Putz! O pior é imaginar que este imbecil que postou o comentário covarde e anônimo possa ser um artista e que ele não consiga compreender que o mundo contemporâneo é feito - GRAÇAS AO UNIVERSO! - de opiniões diversificadas! Arrogante é tu que não respeita a opinião dos outros, Mr. Anonimato, se escondendo atrás de posts sem embasamento nenhum. Lamentável!
É a eterna contradição da atual democracia da informação. Ao mesmo tempo que podemos ter opiniões sobre o PoaemCena de pessoas que fazem e vivem o teatro constantemente, podemos ver o que alguns chamam de covardia expressa no anonimato. Pra mim, isso não incomoda, é previsível, comum, e digno de esquecimento. A crítica é maravilhosamente coerente, justa, sincera; uma das poucas que se dá conta de detalhes já "naturalizados" no público, mesmo os mais exigentes. Deixemos o anônimo no anonimato, e comecemos a discutir teatro com a profundidade que esse texto merece.
Bah, que pena, comentei aqui quando ainda não haviam comentários, e ele não foi publicado. Bem, que o seja, assim: Patrícia, gostei muito de suas impressões e de como as expressaste aqui. Extinção, de João de Ricardo, era mais corrosivo, portanto mais próximo, creio eu, do olhar de Nick Silver. Mas tudo pode ser visto, olhado, compreendido por diversos ângulos e através destes interpretados. Uns optam pelo soco no estômago. Outros, pelo show. Ambos tem público. E crítica. Este é o bom aspecto que mantém latente e necessária a Arte.
o que foi legal no comentário anônimo que se dedica a insultar-me é que gerou um fórum sobre a importância do exercício da diferença e da pluraridade de opiniões, desde que, claro, sejam fundamentadas, indo além do "gosto-não gosto" ou de ofensas pessoais. se desde a ciência já se defende a impossibilidade da verdade absoluta(quântica: o ato de observar altera o observado, e diferentes imagens podem ser válidas sobre um sistema, mesmo que se excluam mutuamente!)não seremos nós desde a arte que imporemos visões únicas. Troquemos, pois. Ideias, percepções, contradições, desejos, jantares, brindes! Sendo heterogêneos, polissêmicos, contraditórios e vivos.

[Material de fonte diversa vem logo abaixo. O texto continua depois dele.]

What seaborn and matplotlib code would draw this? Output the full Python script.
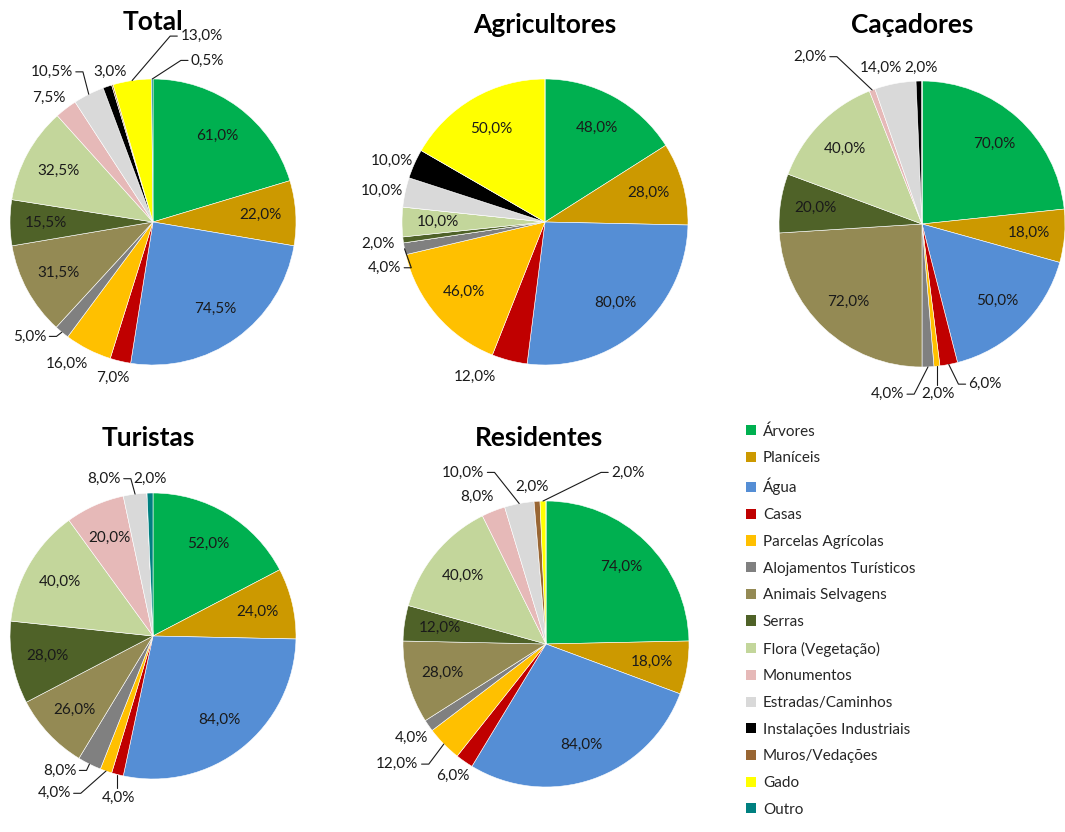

Evocando as palavras do mestre Brook:
"o artista deve ser fiel a si mesmo, quase acreditando no que faz, mas fiel também de a verdade está sempre além. Por isso é tão valiosa a possibilidade de estar em si e além de si, num movimento para dentro e para fora que se expande na interação com os outros e constitui a base da visão esteroscópica de vida que o teatro pode proporcionar" (Peter BrooK, em O Ponto de Mudança)
Patrícia Fagundes
Em grande parte - e talvez sem todos os fundamentos de que dispõe a autora do post - concordo com a opinião de Patrícia. Parecia algo preparado pra colocar Nanini num pedestal (talvez merecido) e dar-lhe a chance de mostrar versatilidade (?). Parece que o tema central da peça passou despercebido pela maior parte das cabeças presentes entusiasmadas pelo fato de ver ao vivo o ser que encarna personagens cômicos que toda semana estão dentro de suas casas. Acompanhada de uma amiga que bem lembrou 'Extinção', lembrei-me da ótima sensação que me acompanhou muito tempo depois daquela montagem, me fez realmente pensar. Talvez soe antigo, mas prefiro trabalhos que me movam, façam pensar e isso não exclui a ironia que faz rir, o tropeço engraçado que podem nos conduzir por um caminho cheio de altos e baixos, que mantém o 'pique' do trabalho, prende o interesse de quem assiste.
Elenco excelente - certamente, cenário inteligente sem ser original na forma e na textura mas que eventualmente distraía da 'destruição' que estava em curso. Pergunte a alguém do que se trata e poucos conseguem relatar com precisão.